An diese Gesetzesnovelle des Bundestages 2001 richteten sich große Erwartungen, Islamisten künftig leichter und in größerer Anzahl "loszuwerden". Diese Hoffnungen haben sich seitdem nicht erfüllt: Wenn die Betroffenen Rechtsmittel einlegten, gab es bisher immer einen jahrelangen Klageweg durch die Gerichtsinstanzen. Bisher wurde der Paragraf "Achteinsfünf" nur einmal erfolgreich angewandt: Der jemenitische Student Nizar al-S. wurde am 15. Dezember 2003 in einer Überrumpelungsaktion zum Präzedenzfall (Bericht des Spiegels Nr. 31/2004).

Falls er indes rechtzeitig Asyl beantragt hätte, so der Leiter der zuständigen Wetterauer Ausländerbehörde, wäre die Abschiebung wohl von Rechts wegen nicht durchzuführen gewesen. Auch sei "glücklicherweise" die Vierwochenfrist für die Einlegung eines Widerspruchs von dessen Anwalt "verbummelt" worden, so dass eine Rückkehr nach Deutschland zwecks Gerichtsverfahren ebenfalls ausgeschlossen ist.

Der Misserfolg der Neuregelung hat einen Kompromiss zwischen Regierung und Bundesrat im Zuwanderungsgesetz begünstigt.
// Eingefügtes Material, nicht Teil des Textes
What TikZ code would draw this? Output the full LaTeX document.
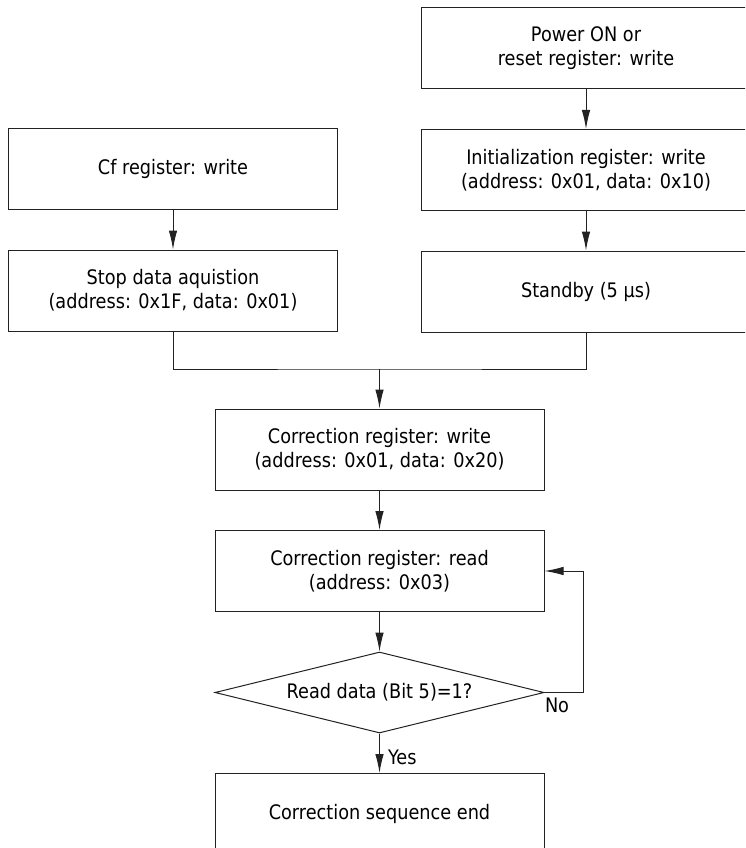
\documentclass[tikz,border=0pt]{standalone}
\usepackage{fontspec}
\setmainfont{DejaVu Sans}[FakeStretch=0.885]
\usepackage{tikz}
\usetikzlibrary{positioning}
\usetikzlibrary{arrows.meta}
\usetikzlibrary{shapes.geometric}
\definecolor{linegray}{RGB}{34,34,34}

\begin{document}
\begin{tikzpicture}[x=1pt,y=-1pt,node distance=39.5pt,>={Latex[length=19pt,width=8.5pt]},
  txt/.style={font=\fontsize{20}{24}\selectfont,text=black},
  box/.style={txt,draw=linegray,line width=1pt,minimum width=329pt,minimum height=81pt,inner sep=0pt,align=center},
  dec/.style={txt,draw=linegray,line width=1pt,diamond,aspect=4.06,minimum width=329pt,minimum height=81pt,inner sep=0pt},
  lbl/.style={txt,inner sep=0pt}]

\useasboundingbox (0,0) rectangle (745,848);
\clip (0,0) rectangle (745,848);

\node[box] (power) at (586,48.5) {Power ON or\\reset register: write};
\node[box,below=of power] (init) {Initialization register: write\\(address: 0x01, data: 0x10)};
\node[box,below=of init] (standby) {Standby (5 µs)};

\node[box] (cf) at (173,169) {Cf register: write};
\node[box,below=of cf] (stop) {Stop data aquistion\\(address: 0x1F, data: 0x01)};

\node[box] (corrw) at (379.5,449.5) {Correction register: write\\(address: 0x01, data: 0x20)};
\node[box,below=of corrw] (corrr) {Correction register: read\\(address: 0x03)};
\node[dec,below=of corrr] (check) {Read data (Bit 5)=1?};
\node[box,below=of check] (done) {Correction sequence end};

\coordinate[above=39.5pt of corrw.north] (join);

\draw[linegray,line width=1pt,->] (power) -- (init);
\draw[linegray,line width=1pt,->] (init) -- (standby);
\draw[linegray,line width=1pt,->] (cf) -- (stop);
\draw[linegray,line width=1pt] (stop.south) |- (join) -| (standby.south);
\draw[linegray,line width=1pt,->] (join) -- (corrw);
\draw[linegray,line width=1pt,->] (corrw) -- (corrr);
\draw[linegray,line width=1pt,->] (corrr) -- (check);
\draw[linegray,line width=1pt,->] (check) -- node[lbl,right,xshift=8pt,pos=0.6] {Yes} (done);
\draw[linegray,line width=1pt,->] (check.east) node[lbl,anchor=north west,yshift=-5pt] {No} -- ++(39,0) |- (corrr.east);
\end{tikzpicture}
\end{document}
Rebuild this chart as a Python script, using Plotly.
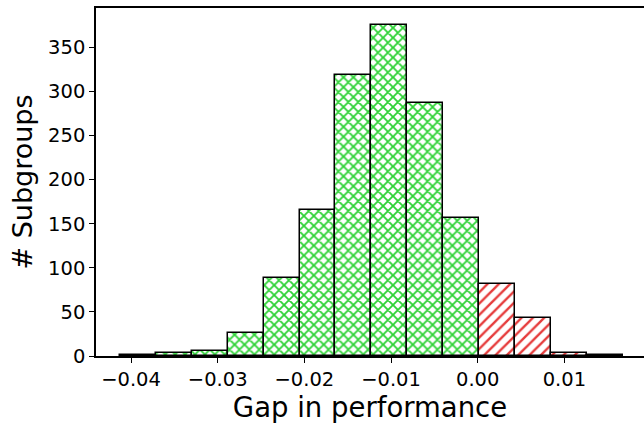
import numpy as np
import plotly.graph_objects as go

# Histogram of performance gaps across subgroups
bin_lo = -0.04127
bin_hi = 0.01673
counts = [1, 3, 6, 26, 89, 166, 319, 375, 287, 157, 82, 43, 3, 1]

edges = np.linspace(bin_lo, bin_hi, len(counts) + 1)
centers = (edges[:-1] + edges[1:]) / 2
width = edges[1] - edges[0]

neg = centers < 0
pos = ~neg

GREEN = "#2ed236"
RED = "#e63c3c"

fig = go.Figure()
fig.add_trace(go.Bar(
    x=centers[neg], y=np.array(counts)[neg], width=width,
    marker=dict(color="white",
                line=dict(color="black", width=1.5),
                pattern=dict(shape="x", fgcolor=GREEN, bgcolor="white",
                             size=7, solidity=0.45, fgopacity=1)),
    showlegend=False,
))
fig.add_trace(go.Bar(
    x=centers[pos], y=np.array(counts)[pos], width=width,
    marker=dict(color="white",
                line=dict(color="black", width=1.5),
                pattern=dict(shape="/", fgcolor=RED, bgcolor="white",
                             size=8, solidity=0.3, fgopacity=1)),
    showlegend=False,
))

font = "DejaVu Sans"
fig.update_layout(
    width=644, height=423,
    margin=dict(l=96, r=0, t=8, b=67),
    plot_bgcolor="white", paper_bgcolor="white",
    bargap=0,
    font=dict(family=font, color="black"),
)
fig.update_xaxes(
    range=[-0.04404, 0.01919],
    tickvals=[-0.04, -0.03, -0.02, -0.01, 0.0, 0.01],
    ticktext=["\u22120.04", "\u22120.03", "\u22120.02", "\u22120.01", "0.00", "0.01"],
    showline=True, linecolor="black", linewidth=1.5, mirror=True,
    ticks="outside", ticklen=5, tickwidth=1.3, tickcolor="black",
    showgrid=False, zeroline=False,
    tickfont=dict(size=19.5, family=font),
    title=dict(text="Gap in performance", font=dict(size=27.5, family=font), standoff=4),
)
fig.update_yaxes(
    range=[0, 394.6],
    tickvals=[0, 50, 100, 150, 200, 250, 300, 350],
    showline=True, linecolor="black", linewidth=1.5, mirror=False,
    ticks="outside", ticklen=5, tickwidth=1.3, tickcolor="black",
    showgrid=False, zeroline=False,
    tickfont=dict(size=19.5, family=font),
    title=dict(text="# Subgroups", font=dict(size=27, family=font), standoff=8),
)

fig.write_html("out.html")
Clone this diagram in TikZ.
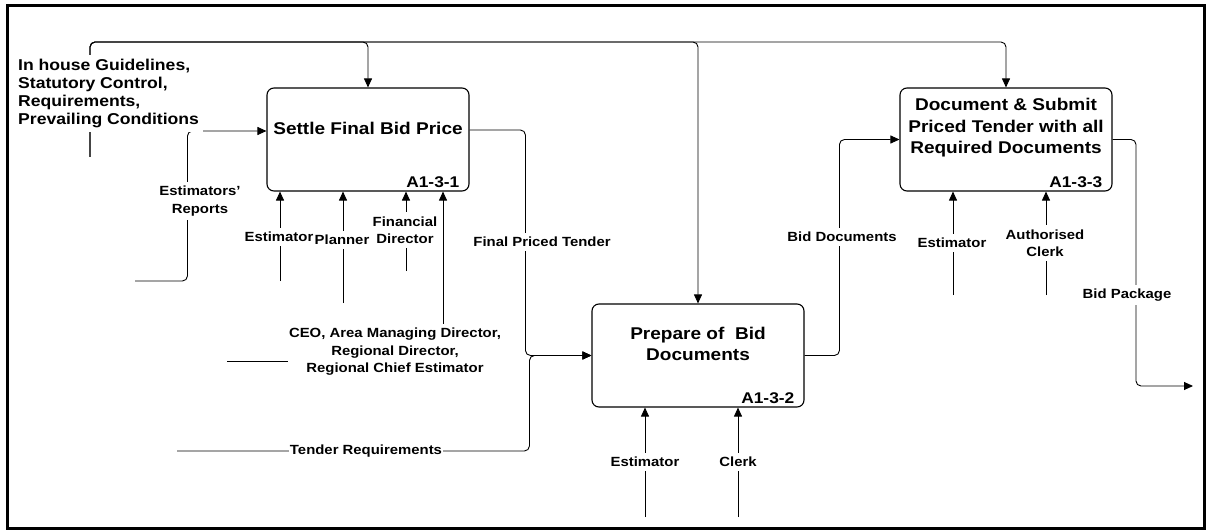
\documentclass[tikz,border=0pt]{standalone}
\usepackage{fontspec}
\setmainfont[FakeStretch=1.12]{Liberation Sans}
\usetikzlibrary{arrows.meta,calc}

\begin{document}
\begin{tikzpicture}[x=1pt,y=-1pt,
        box/.style={draw,rounded corners=7pt,line width=1.1pt,minimum width=#1,minimum height=103pt},
        box/.default=212pt,
        title/.style={font=\fontsize{17}{21.5}\selectfont\bfseries,align=center},
        code/.style={font=\fontsize{15.5}{18}\selectfont\bfseries,anchor=base east,inner sep=0pt},
        lab/.style={font=\fontsize{13.3}{17.5}\selectfont\bfseries,align=center,fill=white,inner xsep=1pt,inner ysep=4pt},
        flow/.style={-{Triangle[length=9pt,width=8pt]},line width=0.9pt,rounded corners=5pt},
        wire/.style={line width=0.9pt,rounded corners=5pt}]

    \useasboundingbox (0,0) rectangle (1211,532);
    \draw[line width=3pt] (7,6) rectangle (1204,528);

    % Activity boxes
    \node[box=202pt] (b1) at (368,139.5) {};
    \node[box] (b2) at (698,355.5) {};
    \node[box] (b3) at (1006,139.5) {};

    \node[title] (t1) at ($(b1)+(0,-11.5)$) {Settle Final Bid Price};
    \node[title] (t2) at ($(b2)+(0,-11.5)$) {Prepare of\ \ Bid\\Documents};
    \node[title] (t3) at ($(b3)+(0,-11.5)$) {Document \& Submit\\Priced Tender with all\\Required Documents};

    \node[code] (c1) at ($(b1.south east)+(-10,-4.5)$) {A1-3-1};
    \node[code] (c2) at ($(b2.south east)+(-10,-4.5)$) {A1-3-2};
    \node[code] (c3) at ($(b3.south east)+(-10,-4.5)$) {A1-3-3};

    % Controls
    \coordinate (ctrl) at (90,157);
    \coordinate (ctop) at (90,42);
    \draw[flow] (ctrl) -- (ctop) -| (b1.north);
    \draw[flow] (ctrl) -- (ctop) -| (b2.north);
    \draw[flow] (ctrl) -- (ctop) -| (b3.north);

    % Inputs and outputs
    \coordinate (rep) at (135,281);
    \coordinate (tend) at (177,451);
    \coordinate (pkg) at (1193,386);
    \draw[flow] (rep) -| ($(b1.west)+(-79,-8.5)$) -- ($(b1.west)+(0,-8.5)$);
    \draw[flow] ($(b1.east)+(0,-9.5)$) -| ([xshift=-66pt]b2.west) -- (b2.west);
    \draw[flow] (tend) -| ([xshift=-62pt]b2.west) -- (b2.west);
    \draw[flow] (b2.east) -| ([xshift=-60pt]b3.west) -- (b3.west);
    \draw[flow] (b3.east) -| ([xshift=-57pt]pkg) -- (pkg);

    % Mechanisms
    \coordinate (est1) at (280,281);
    \coordinate (plan1) at (343,303);
    \coordinate (fin1) at (406,271);
    \coordinate (ceo1) at (443,325);
    \coordinate (est2) at (645,517);
    \coordinate (clerk2) at (738,517);
    \coordinate (est3) at (953,295);
    \coordinate (clerk3) at (1046,295);
    \draw[flow] (est1) -- (est1 |- b1.south);
    \draw[flow] (plan1) -- (plan1 |- b1.south);
    \draw[flow] (fin1) -- (fin1 |- b1.south);
    \draw[flow] (ceo1) -- (ceo1 |- b1.south);
    \draw[flow] (est2) -- (est2 |- b2.south);
    \draw[flow] (clerk2) -- (clerk2 |- b2.south);
    \draw[flow] (est3) -- (est3 |- b3.south);
    \draw[flow] (clerk3) -- (clerk3 |- b3.south);

    % Labels
    \node[lab,font=\fontsize{15.7}{18}\selectfont\bfseries,align=left,anchor=north west,inner sep=4pt] (guide) at (14,55)
        {In house Guidelines,\\Statutory Control,\\Requirements,\\Prevailing Conditions};
    \node[lab] (lrep) at (200,201) {Estimators'\\Reports};
    \node[lab] (lest1) at (279,237) {Estimator};
    \node[lab] (lplan1) at (342,240) {Planner};
    \node[lab] (lfin1) at (405,230) {Financial\\Director};
    \node[lab] (lceo) at (395,352) {CEO, Area Managing Director,\\Regional Director,\\Regional Chief Estimator};
    \node[lab] (lfpt) at (542,242) {Final Priced Tender};
    \node[lab] (ltend) at (366,451) {Tender Requirements};
    \node[lab] (lest2) at (645,462) {Estimator};
    \node[lab] (lclerk2) at (738,462) {Clerk};
    \node[lab] (lbid) at (842,237) {Bid Documents};
    \node[lab] (lest3) at (952,243) {Estimator};
    \node[lab] (lclerk3) at (1045,243) {Authorised\\Clerk};
    \node[lab] (lpkg) at (1127,295) {Bid Package};

    \coordinate (ceoend) at (227,361);
    \draw[wire] (ceoend) -- (ceoend -| lceo.west);

\end{tikzpicture}
\end{document}
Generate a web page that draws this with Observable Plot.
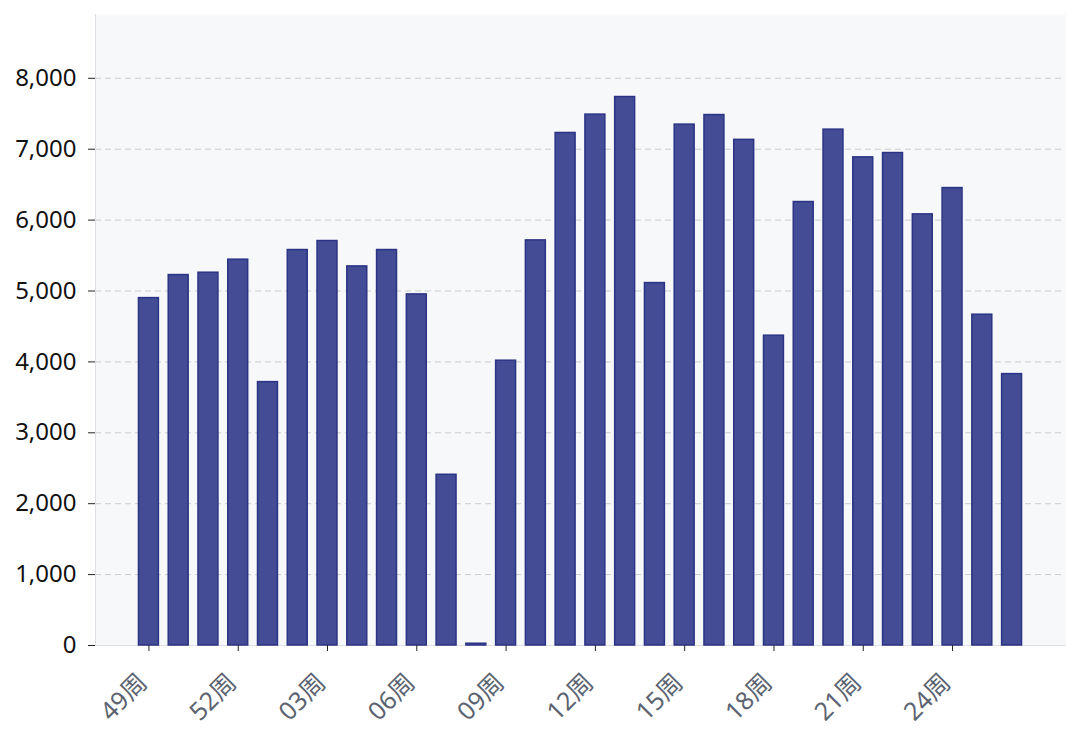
<!DOCTYPE html>
<html><head><meta charset="utf-8">
<script src="https://cdn.jsdelivr.net/npm/d3@7"></script>
<script src="https://cdn.jsdelivr.net/npm/@observablehq/plot@0.6"></script>
<style>body{margin:0;background:#fff;}</style>
</head><body><div id="chart"></div>
<script>
const weeks = ["49周","50周","51周","52周","01周","02周","03周","04周","05周","06周","07周","08周","09周","10周","11周","12周","13周","14周","15周","16周","17周","18周","19周","20周","21周","22周","23周","24周","25周","26周"];
const values = [4900,5225,5258,5442,3715,5578,5705,5347,5578,4952,2408,25,4017,5714,7229,7488,7736,5112,7347,7482,7132,4370,6255,7276,6885,6946,6081,6452,4666,3828];
const xTickLabels = ["49周","52周","03周","06周","09周","12周","15周","18周","21周","24周"];
const yTicks = [0,1000,2000,3000,4000,5000,6000,7000,8000];
const data = weeks.map((w, i) => ({week: w, value: values[i]}));

const chart = Plot.plot({
  width: 1080, height: 734,
  marginLeft: 95, marginRight: 15, marginTop: 14, marginBottom: 89,
  style: {fontFamily: "'Noto Sans', 'Noto Sans CJK SC', sans-serif", fontSize: "23px", background: "#fff"},
  x: {domain: weeks, paddingInner: 0.33, paddingOuter: 1.46, round: false, label: null},
  y: {domain: [0, 8900], label: null},
  marks: [
    Plot.frame({fill: "#f7f8fa", stroke: null}),
    Plot.gridY(yTicks, {stroke: "#c9cdd3", strokeOpacity: 1, strokeDasharray: "6,4"}),
    Plot.frame({anchor: "left", stroke: "#dcdfe3"}),
    Plot.frame({anchor: "bottom", stroke: "#dcdfe3"}),
    Plot.barY(data, {x: "week", y: "value", fill: "#434c94", stroke: "#2c3485", strokeWidth: 1.5}),
    Plot.axisY({ticks: yTicks, tickFormat: d3.format(","), tickSize: 7, tickPadding: 12, fontSize: 24, stroke: "#222", fill: "#111", label: null}),
    Plot.axisX({ticks: xTickLabels, tickFormat: () => "", tickSize: 6, stroke: "#222", label: null}),
    Plot.axisX({ticks: xTickLabels, tickRotate: -45, tickSize: 0, tickPadding: 33, dx: -6, fontSize: 25, fill: "#5c6370", label: null})
  ]
});
document.getElementById("chart").append(chart);
</script>
</body></html>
Dieses sieht zukünftig vor, dass für Einwanderer ein anderer Rechtsweg als für Asylbewerber gelten soll. Statt des üblichen Instanzenzuges, der bei den unteren Verwaltungsgerichten beginnt, wird in den fraglichen Fällen der Rechtsweg verkürzt und gegen eine vorgesehene Abschiebung unmittelbar beim Bundesverwaltungsgericht Klage einzureichen sein.